[Task requirements] Your output is the lines from the first one to the one containing "XAxis, YAxis, ReferenceLine", repeated exactly, with images left out.

[Provided material]

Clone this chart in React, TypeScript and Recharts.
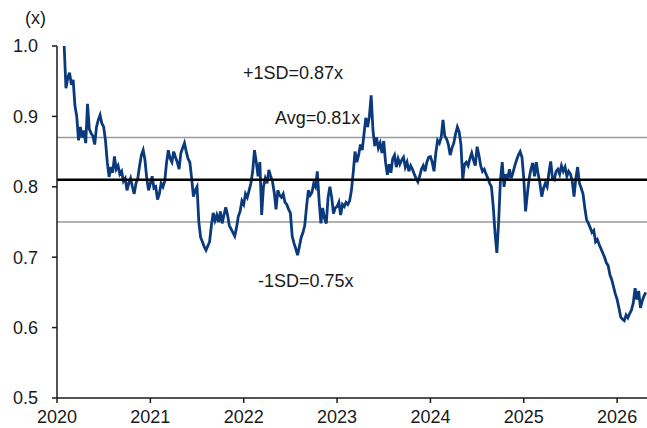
import { LineChart, Line, XAxis, YAxis, ReferenceLine } from "recharts";

// P/B ratio (x), weekly readings; each year's list starts at the given week
const ratio2020 = [
    1.0, 0.94, 0.955, 0.962, 0.945, 0.952, 0.915, 0.9, 0.866, 0.885, 0.87, 0.88,
    0.862, 0.918, 0.882, 0.876, 0.872, 0.86, 0.885, 0.895, 0.902, 0.89, 0.885,
    0.866, 0.835, 0.814, 0.828, 0.82, 0.843, 0.825, 0.83, 0.818, 0.822, 0.808,
    0.812, 0.795, 0.805, 0.812, 0.8, 0.79, 0.805, 0.812, 0.83, 0.845, 0.852,
    0.838, 0.812, 0.795,
];
const ratio2021 = [
    0.805, 0.815, 0.798, 0.8, 0.782, 0.79, 0.805, 0.8, 0.808, 0.834, 0.852, 0.84,
    0.835, 0.85, 0.842, 0.835, 0.825, 0.848, 0.855, 0.862, 0.85, 0.84, 0.835,
    0.812, 0.786, 0.795, 0.8, 0.75, 0.728, 0.722, 0.715, 0.71, 0.716, 0.722,
    0.745, 0.763, 0.752, 0.76, 0.75, 0.765, 0.748, 0.76, 0.771, 0.76, 0.745,
    0.74, 0.735, 0.73, 0.742, 0.758, 0.765, 0.78,
];
const ratio2022 = [
    0.775, 0.79, 0.785, 0.795, 0.805, 0.822, 0.852, 0.835, 0.815, 0.835, 0.76,
    0.8, 0.812, 0.805, 0.824, 0.815, 0.808, 0.792, 0.768, 0.795, 0.788, 0.785,
    0.79, 0.778, 0.775, 0.768, 0.763, 0.73, 0.72, 0.712, 0.703, 0.715, 0.728,
    0.735, 0.745, 0.772, 0.795, 0.788, 0.792, 0.805, 0.8, 0.822, 0.78, 0.748,
    0.77, 0.755, 0.748, 0.785, 0.8, 0.785, 0.762, 0.77,
];
const ratio2023 = [
    0.772, 0.778, 0.76, 0.775, 0.772, 0.778, 0.775, 0.78, 0.795, 0.82, 0.85,
    0.835, 0.845, 0.86, 0.852, 0.875, 0.898, 0.885, 0.9, 0.93, 0.88, 0.858, 0.87,
    0.855, 0.862, 0.848, 0.865, 0.835, 0.817, 0.832, 0.82, 0.84, 0.845, 0.828,
    0.84, 0.832, 0.838, 0.842, 0.828, 0.835, 0.822, 0.83, 0.825, 0.818, 0.812,
    0.807, 0.815, 0.825, 0.83, 0.822, 0.835, 0.842,
];
const ratio2024 = [
    0.843, 0.835, 0.822, 0.848, 0.866, 0.862, 0.87, 0.895, 0.872, 0.868, 0.86,
    0.845, 0.855, 0.862, 0.875, 0.885, 0.878, 0.86, 0.81, 0.832, 0.835, 0.83,
    0.84, 0.848, 0.838, 0.83, 0.857, 0.845, 0.83, 0.822, 0.825, 0.818, 0.812,
    0.805, 0.8, 0.772, 0.734, 0.706, 0.75, 0.81, 0.835, 0.8, 0.818, 0.81, 0.825,
    0.812, 0.82, 0.83, 0.838, 0.845, 0.85, 0.842,
];
const ratio2025 = [
    0.812, 0.765, 0.79, 0.812, 0.825, 0.834, 0.815, 0.835, 0.818, 0.805, 0.786,
    0.798, 0.805, 0.8, 0.82, 0.836, 0.812, 0.81, 0.822, 0.825, 0.818, 0.83,
    0.822, 0.828, 0.815, 0.822, 0.818, 0.808, 0.786, 0.812, 0.828, 0.805, 0.798,
    0.79, 0.77, 0.753, 0.748, 0.742, 0.735, 0.738, 0.722, 0.725, 0.718, 0.712,
    0.706, 0.7, 0.692, 0.688, 0.675, 0.668, 0.658, 0.648,
];
const ratio2026 = [
    0.64, 0.628, 0.615, 0.612, 0.61, 0.618, 0.614, 0.62, 0.625, 0.635, 0.656,
    0.64, 0.652, 0.628, 0.638, 0.645, 0.65,
];

const years = [
    { year: 2020, firstWeek: 4, values: ratio2020 },
    { year: 2021, firstWeek: 0, values: ratio2021 },
    { year: 2022, firstWeek: 0, values: ratio2022 },
    { year: 2023, firstWeek: 0, values: ratio2023 },
    { year: 2024, firstWeek: 0, values: ratio2024 },
    { year: 2025, firstWeek: 0, values: ratio2025 },
    { year: 2026, firstWeek: 0, values: ratio2026 },
];

const xTicks = [2020, 2021, 2022, 2023, 2024, 2025, 2026];
const yTicks = [0.5, 0.6, 0.7, 0.8, 0.9, 1.0];

const avg = 0.81;
const plusSd = 0.87;
const minusSd = 0.75;

const data = years.flatMap((y) =>
    y.values.map((v, i) => ({ t: y.year + (y.firstWeek + i) / 52, v })),
);

const font = '"Liberation Sans", Arial, sans-serif';
const ink = "#1a1a1a";

const labelStyle = (left: number, top: number): React.CSSProperties => ({
    position: "absolute",
    left,
    top,
    fontSize: 18,
    lineHeight: "18px",
    fontFamily: font,
    color: ink,
    whiteSpace: "nowrap",
});

export default function App() {
    return (
        <div
            style={{
                position: "absolute",
                left: 0,
                top: 0,
                width: 647,
                height: 428,
                background: "#fff",
            }}
        >
            <LineChart
                width={647}
                height={428}
                data={data}
                margin={{ top: 46, right: 0, bottom: 0, left: 0 }}
            >
                <XAxis
                    dataKey="t"
                    type="number"
                    domain={[2020, 2026.32]}
                    ticks={xTicks}
                    allowDataOverflow
                    height={30}
                    tickSize={5}
                    tickMargin={7}
                    stroke={ink}
                    strokeWidth={1.5}
                    tick={{ fill: ink, fontSize: 18, fontFamily: font }}
                />
                <YAxis
                    type="number"
                    domain={[0.5, 1.0]}
                    ticks={yTicks}
                    width={57}
                    tickSize={5}
                    tickMargin={14}
                    stroke={ink}
                    strokeWidth={1.5}
                    tickFormatter={(v: number) => v.toFixed(1)}
                    tick={{ fill: ink, fontSize: 18, fontFamily: font }}
                />
                <ReferenceLine y={plusSd} stroke="#9a9a9a" strokeWidth={1.5} />
                <ReferenceLine y={minusSd} stroke="#9a9a9a" strokeWidth={1.5} />
                <Line
                    type="linear"
                    dataKey="v"
                    stroke="#0b3a7c"
                    strokeWidth={2.8}
                    dot={false}
                    isAnimationActive={false}
                />
                <ReferenceLine y={avg} stroke="#000" strokeWidth={2.5} />
            </LineChart>
            <div style={labelStyle(25, 9)}>(x)</div>
            <div style={labelStyle(243, 64)}>+1SD=0.87x</div>
            <div style={labelStyle(275, 109)}>Avg=0.81x</div>
            <div style={labelStyle(258, 272)}>-1SD=0.75x</div>
        </div>
    );
}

[Result below]
Clone this chart in React, TypeScript and Recharts.
import { LineChart, Line, XAxis, YAxis, ReferenceLine } from "recharts";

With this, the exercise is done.